** Short task **
Output all the material that follows, exactly as given.

** Collected data **
>> Start

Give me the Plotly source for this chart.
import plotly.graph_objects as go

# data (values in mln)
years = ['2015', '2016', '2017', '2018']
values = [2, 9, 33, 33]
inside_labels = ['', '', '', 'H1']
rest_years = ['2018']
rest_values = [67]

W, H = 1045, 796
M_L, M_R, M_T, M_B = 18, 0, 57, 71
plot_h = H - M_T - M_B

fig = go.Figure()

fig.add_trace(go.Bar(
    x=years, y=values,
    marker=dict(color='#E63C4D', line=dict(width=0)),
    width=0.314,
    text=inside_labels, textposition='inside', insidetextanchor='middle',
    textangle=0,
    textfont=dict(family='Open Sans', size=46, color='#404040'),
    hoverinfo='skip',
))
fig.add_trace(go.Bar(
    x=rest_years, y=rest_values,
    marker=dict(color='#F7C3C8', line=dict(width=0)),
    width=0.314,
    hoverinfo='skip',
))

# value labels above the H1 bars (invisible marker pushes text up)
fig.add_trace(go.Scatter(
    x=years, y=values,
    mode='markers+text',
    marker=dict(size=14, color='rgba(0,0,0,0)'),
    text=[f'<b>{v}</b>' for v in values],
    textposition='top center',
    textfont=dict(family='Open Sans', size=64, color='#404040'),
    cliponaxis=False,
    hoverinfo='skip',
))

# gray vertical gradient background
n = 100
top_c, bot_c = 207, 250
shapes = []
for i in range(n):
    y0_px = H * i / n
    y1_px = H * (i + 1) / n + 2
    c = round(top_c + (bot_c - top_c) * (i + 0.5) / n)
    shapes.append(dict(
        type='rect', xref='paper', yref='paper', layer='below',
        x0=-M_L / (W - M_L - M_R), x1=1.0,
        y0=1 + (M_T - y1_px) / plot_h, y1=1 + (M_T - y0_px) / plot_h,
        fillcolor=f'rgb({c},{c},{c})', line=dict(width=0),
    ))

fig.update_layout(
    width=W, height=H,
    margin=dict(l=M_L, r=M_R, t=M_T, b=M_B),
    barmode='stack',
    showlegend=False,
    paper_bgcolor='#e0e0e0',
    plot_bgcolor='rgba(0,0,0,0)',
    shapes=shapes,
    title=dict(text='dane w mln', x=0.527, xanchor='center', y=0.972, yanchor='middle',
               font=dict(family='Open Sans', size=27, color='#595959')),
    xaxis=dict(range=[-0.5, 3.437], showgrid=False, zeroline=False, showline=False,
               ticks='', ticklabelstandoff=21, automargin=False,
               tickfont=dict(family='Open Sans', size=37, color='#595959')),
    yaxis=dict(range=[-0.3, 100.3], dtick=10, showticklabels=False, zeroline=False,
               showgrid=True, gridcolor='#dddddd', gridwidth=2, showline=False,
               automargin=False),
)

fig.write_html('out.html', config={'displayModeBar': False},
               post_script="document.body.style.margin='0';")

>> End

** Exercise result **
Give me the Plotly source for this chart.
import plotly.graph_objects as go

# data (values in mln)
years = ['2015', '2016', '2017', '2018']
values = [2, 9, 33, 33]
inside_labels = ['', '', '', 'H1']
rest_years = ['2018']
rest_values = [67]

W, H = 1045, 796
M_L, M_R, M_T, M_B = 18, 0, 57, 71
plot_h = H - M_T - M_B

fig = go.Figure()

fig.add_trace(go.Bar(
    x=years, y=values,
    marker=dict(color='#E63C4D', line=dict(width=0)),
    width=0.314,
    text=inside_labels, textposition='inside', insidetextanchor='middle',
    textangle=0,
    textfont=dict(family='Open Sans', size=46, color='#404040'),
    hoverinfo='skip',
))
fig.add_trace(go.Bar(
    x=rest_years, y=rest_values,
    marker=dict(color='#F7C3C8', line=dict(width=0)),
    width=0.314,
    hoverinfo='skip',
))

# value labels above the H1 bars (invisible marker pushes text up)
fig.add_trace(go.Scatter(
    x=years, y=values,
    mode='markers+text',
    marker=dict(size=14, color='rgba(0,0,0,0)'),
    text=[f'<b>{v}</b>' for v in values],
    textposition='top center',
    textfont=dict(family='Open Sans', size=64, color='#404040'),
    cliponaxis=False,
    hoverinfo='skip',
))

# gray vertical gradient background
n = 100
top_c, bot_c = 207, 250
shapes = []
for i in range(n):
    y0_px = H * i / n
    y1_px = H * (i + 1) / n + 2
    c = round(top_c + (bot_c - top_c) * (i + 0.5) / n)
    shapes.append(dict(
        type='rect', xref='paper', yref='paper', layer='below',
        x0=-M_L / (W - M_L - M_R), x1=1.0,
        y0=1 + (M_T - y1_px) / plot_h, y1=1 + (M_T - y0_px) / plot_h,
        fillcolor=f'rgb({c},{c},{c})', line=dict(width=0),
    ))

fig.update_layout(
    width=W, height=H,
    margin=dict(l=M_L, r=M_R, t=M_T, b=M_B),
    barmode='stack',
    showlegend=False,
    paper_bgcolor='#e0e0e0',
    plot_bgcolor='rgba(0,0,0,0)',
    shapes=shapes,
    title=dict(text='dane w mln', x=0.527, xanchor='center', y=0.972, yanchor='middle',
               font=dict(family='Open Sans', size=27, color='#595959')),
    xaxis=dict(range=[-0.5, 3.437], showgrid=False, zeroline=False, showline=False,
               ticks='', ticklabelstandoff=21, automargin=False,
               tickfont=dict(family='Open Sans', size=37, color='#595959')),
    yaxis=dict(range=[-0.3, 100.3], dtick=10, showticklabels=False, zeroline=False,
               showgrid=True, gridcolor='#dddddd', gridwidth=2, showline=False,
               automargin=False),
)

fig.write_html('out.html', config={'displayModeBar': False},
               post_script="document.body.style.margin='0';")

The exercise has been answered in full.